We sold MyCVFactory at a time when the employment, training and candidate tools market was undergoing deep change. Generative AI was opening up new prospects, but it was also forcing established players to rethink their value proposition.
For me, the issue was clear: MyCVFactory needed to join a group that could give it more resources, more distribution and greater strategic depth. The sale was part of a development strategy, not a withdrawal. It was the right time to move up a level, connect the company with a solid player and allow it to keep evolving in a fast-changing market.
You then launched Oliimpe. What is the project today?
Oliimpe has evolved a lot since the original idea. At first, I was interested in family and wealth transfer issues. Through discussions with the market, I identified a more concrete need around client relationships in notarial offices.
Today, Oliimpe is developing a client relationship and wealth intelligence platform for notaries. The aim is to help notarial offices support their clients across the major stages of their wealth journey: gifts, transfers, inheritance and family support.
In concrete terms, what does Oliimpe do for a notarial office?
A notary often has thousands of clients in their database, but does not always have the time or the tools to make use of that information. Oliimpe analyses this data and identifies the profiles to contact: a 60-year-old person, with several children, property assets, and a wealth situation that may justify a discussion around gifting or inheritance planning.
The aim is to help the notary become more proactive, without turning them into a salesperson. It is a little like a family doctor: they provide support, but do not always have the tools to anticipate every need. We want to provide that infrastructure.

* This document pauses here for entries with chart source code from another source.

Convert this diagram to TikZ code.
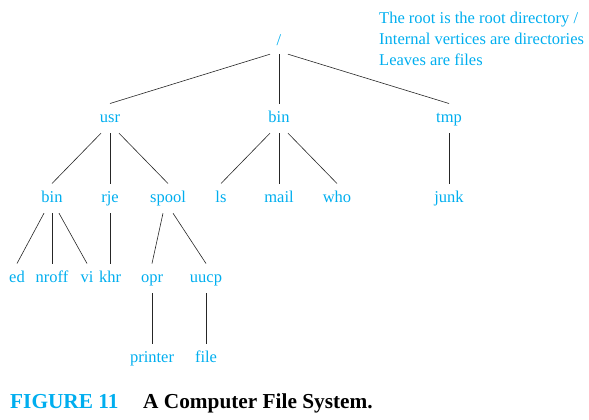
\documentclass[tikz,border=0pt]{standalone}
\usepackage{fontspec}
\setmainfont{Liberation Serif}
\definecolor{fcyan}{RGB}{0,174,239}
\begin{document}
\begin{tikzpicture}[x=1pt,y=-1pt,
  lbl/.style={font=\fontsize{16.5}{20}\selectfont, text=fcyan, anchor=base,
    text height=11.3pt, text depth=4pt, inner xsep=1pt, inner ysep=7pt},
  note/.style={font=\fontsize{16.5}{20}\selectfont, text=fcyan, anchor=base west, inner sep=0pt},
  capt/.style={anchor=base west, inner sep=0pt, font=\fontsize{21.3}{25}\selectfont\bfseries},
  edge/.style={draw=black!85, line width=0.6pt}]
\useasboundingbox (0,0) rectangle (589,420);
% nodes
\node[lbl, inner ysep=4pt] (root) at (279,46) {/};
\node[lbl] (usr) at (110,122) {usr};
\node[lbl] (bin) at (279,122) {bin};
\node[lbl] (tmp) at (449,122) {tmp};
\node[lbl] (ubin) at (52,202) {bin};
\node[lbl] (rje) at (110,202) {rje};
\node[lbl] (spool) at (168,202) {spool};
\node[lbl] (ls) at (221,202) {ls};
\node[lbl] (mail) at (279,202) {mail};
\node[lbl] (who) at (337,202) {who};
\node[lbl] (junk) at (449,202) {junk};
\node[lbl] (ed) at (17,282) {ed};
\node[lbl] (nroff) at (52,282) {nroff};
\node[lbl] (vi) at (87,282) {vi};
\node[lbl] (khr) at (110,282) {khr};
\node[lbl] (opr) at (152,282) {opr};
\node[lbl] (uucp) at (206,282) {uucp};
\node[lbl] (printer) at (152,362) {printer};
\node[lbl] (file) at (206,362) {file};
% edges
\draw[edge] ([xshift=-9pt]root.south) -- (usr.north);
\draw[edge] (root.south) -- (bin.north);
\draw[edge] ([xshift=9pt]root.south) -- (tmp.north);
\draw[edge] ([xshift=-9pt]usr.south) -- (ubin.north);
\draw[edge] (usr.south) -- (rje.north);
\draw[edge] ([xshift=9pt]usr.south) -- (spool.north);
\draw[edge] ([xshift=-9pt]bin.south) -- (ls.north);
\draw[edge] (bin.south) -- (mail.north);
\draw[edge] ([xshift=9pt]bin.south) -- (who.north);
\draw[edge] (tmp.south) -- (junk.north);
\draw[edge] ([xshift=-8pt]ubin.south) -- (ed.north);
\draw[edge] (ubin.south) -- (nroff.north);
\draw[edge] ([xshift=7pt]ubin.south) -- (vi.north);
\draw[edge] (rje.south) -- (khr.north);
\draw[edge] ([xshift=-5pt]spool.south) -- (opr.north);
\draw[edge] ([xshift=5pt]spool.south) -- (uucp.north);
\draw[edge] (opr.south) -- (printer.north);
\draw[edge] (uucp.south) -- (file.north);
% notes
\node[note] (n1) at (379,24) {The root is the root directory /};
\node[note] (n2) at (379,45) {Internal vertices are directories};
\node[note] (n3) at (379,66) {Leaves are files};
% caption
\node[capt, text=fcyan] (fig) at (10,408) {FIGURE 11};
\node[capt, text=black] (cap) at (143,408) {A Computer File System.};
\end{tikzpicture}
\end{document}
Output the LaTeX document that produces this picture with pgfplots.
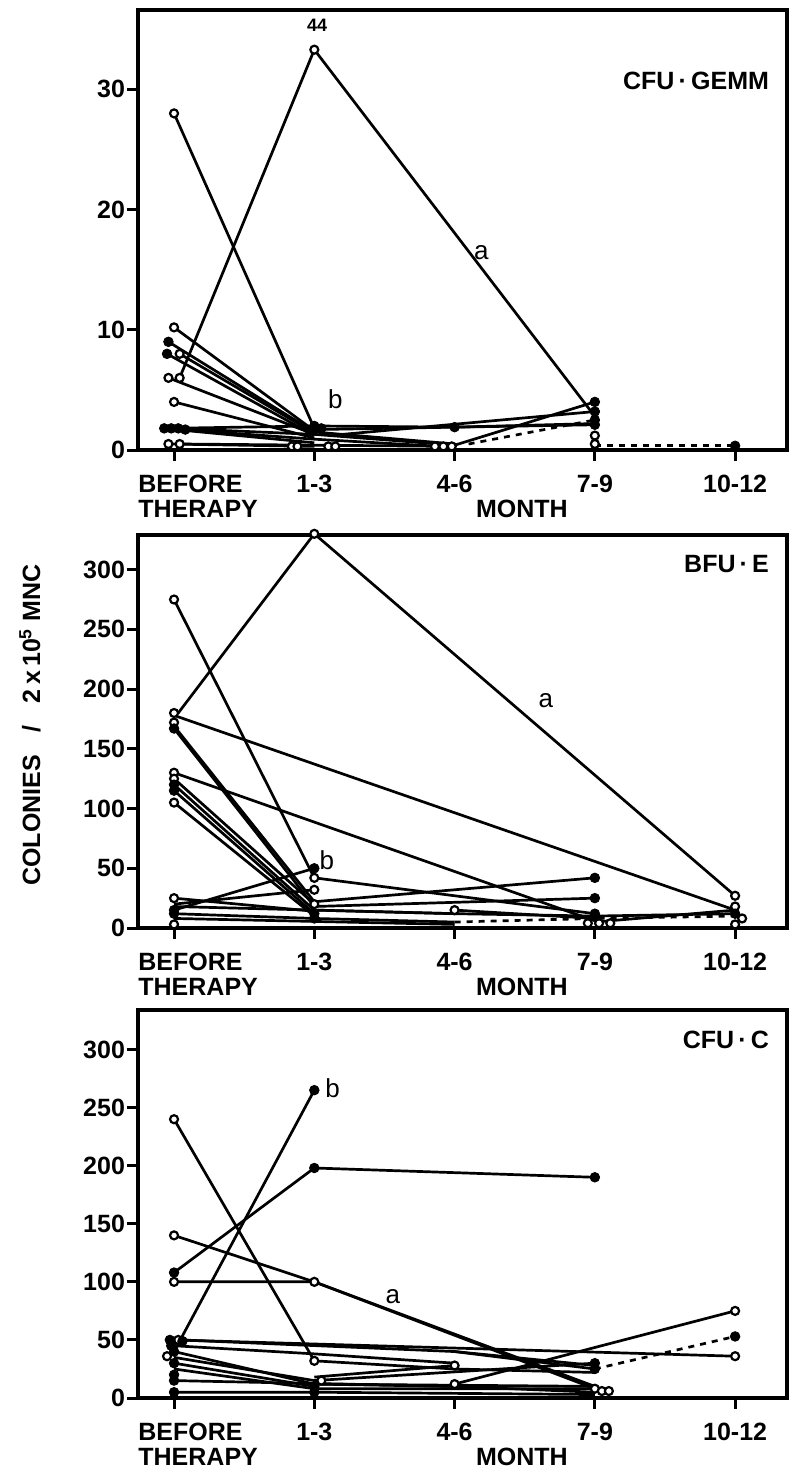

Is artificial intelligence at the heart of the project?
Yes. Oliimpe is built on AI. We use artificial intelligence to analyse client databases, identify relevant wealth situations and bring support opportunities to the surface. It is not a general-purpose AI that claims to do everything. It performs a targeted task, but at scale.
The challenge is to help notaries anticipate a massive shift: over the next ten years, a large part of baby boomers’ wealth will change hands. Notaries have an essential role to play in this wealth transition. Our ambition is to give them the tools to anticipate it, rather than manage it once it is already under way.
Is the notarial sector ready for this type of tool?
The sector already has high-performance tools in certain areas, such as deed generation and electronic signatures, but client relationships and data use remain less digitised. This is precisely where Oliimpe wants to create value.
It is also a regulated profession. Trust is central, especially when it comes to data. You have to prove that hosting is based in France, that the tool is compliant, and that the data is secure. The due diligence phase is heavier than in the education sector, which I knew through MyCVFactory. But once the tool is working in an office, I think it can stay there for a long time.
You were also recognised by Forbes. How did you experience that recognition?
I was not expecting it at all. I was at the maternity ward when I found out, so the timing was very special. It was funny, moving and symbolic at the same time: I had just had a child, and I was also receiving strong recognition for my entrepreneurial journey. I was also nominated for the SKEMA Awards in March 2026, which was another meaningful recognition of my career.
It gave me visibility, invitations to business events, events focused on female entrepreneurship, and access to new networks. I received this recognition with great gratitude, because it highlighted a career built over time, with its risks, pivots and lessons learned.
Looking back, what thread connects your career?
Instinct, encounters and the ability to change direction at the right time. I have often moved forward without a fixed plan. But some people arrived at the right moment, in the right context, and changed the way I saw things.
China triggered many of these encounters. MyCVFactory taught me how to build, sell and pivot. Oliimpe now allows me to build a project at the intersection of three subjects I care about: technology, client relationships and wealth transfer. It is probably the most ambitious project I have led so far.